(Exercise materials):
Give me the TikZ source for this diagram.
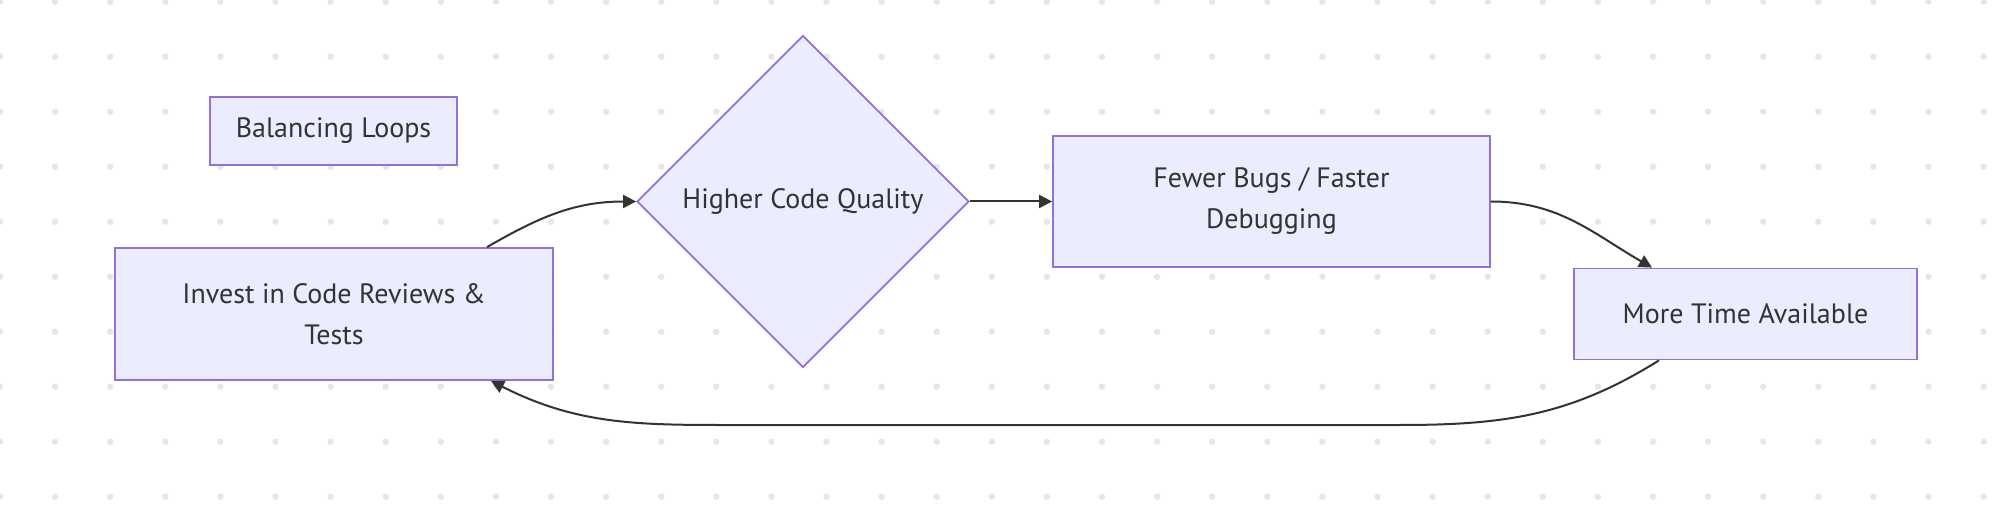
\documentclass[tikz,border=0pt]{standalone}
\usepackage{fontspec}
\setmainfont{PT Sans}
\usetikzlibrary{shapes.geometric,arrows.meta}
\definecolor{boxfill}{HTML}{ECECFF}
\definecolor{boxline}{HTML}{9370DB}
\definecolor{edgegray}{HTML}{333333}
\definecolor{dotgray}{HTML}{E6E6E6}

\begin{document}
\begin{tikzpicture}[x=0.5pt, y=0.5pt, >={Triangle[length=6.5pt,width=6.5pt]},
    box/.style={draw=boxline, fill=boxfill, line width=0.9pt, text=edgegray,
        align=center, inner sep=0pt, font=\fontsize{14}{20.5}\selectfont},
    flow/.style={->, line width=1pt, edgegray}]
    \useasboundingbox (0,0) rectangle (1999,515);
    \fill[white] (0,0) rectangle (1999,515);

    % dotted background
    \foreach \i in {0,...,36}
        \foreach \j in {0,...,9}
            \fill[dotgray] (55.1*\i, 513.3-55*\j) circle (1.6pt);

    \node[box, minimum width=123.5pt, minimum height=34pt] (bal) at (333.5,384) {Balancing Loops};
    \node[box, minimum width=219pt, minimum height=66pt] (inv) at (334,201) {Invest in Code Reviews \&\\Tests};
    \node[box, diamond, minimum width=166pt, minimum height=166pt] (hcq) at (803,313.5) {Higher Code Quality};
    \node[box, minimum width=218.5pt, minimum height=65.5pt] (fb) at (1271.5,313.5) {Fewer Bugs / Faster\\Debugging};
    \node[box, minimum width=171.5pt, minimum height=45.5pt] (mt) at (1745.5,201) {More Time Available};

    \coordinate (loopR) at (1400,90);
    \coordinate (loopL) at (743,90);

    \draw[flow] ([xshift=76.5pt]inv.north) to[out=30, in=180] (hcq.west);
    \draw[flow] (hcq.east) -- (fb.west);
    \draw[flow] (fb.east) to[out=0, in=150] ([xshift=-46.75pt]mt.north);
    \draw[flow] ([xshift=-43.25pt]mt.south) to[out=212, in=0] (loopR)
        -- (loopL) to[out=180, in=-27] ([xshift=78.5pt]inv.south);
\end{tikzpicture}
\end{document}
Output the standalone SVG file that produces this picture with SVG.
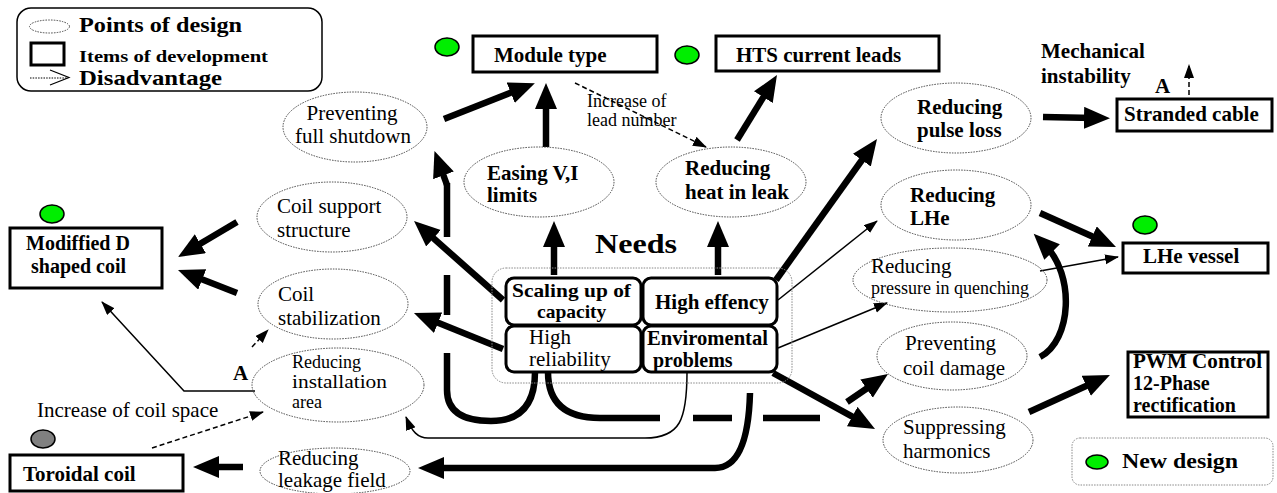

(Aim): Look above for every line with the word "this" and copy it.

(Solution to the problem):
Give me the TikZ source for this diagram.
Output the standalone SVG file that produces this picture with SVG.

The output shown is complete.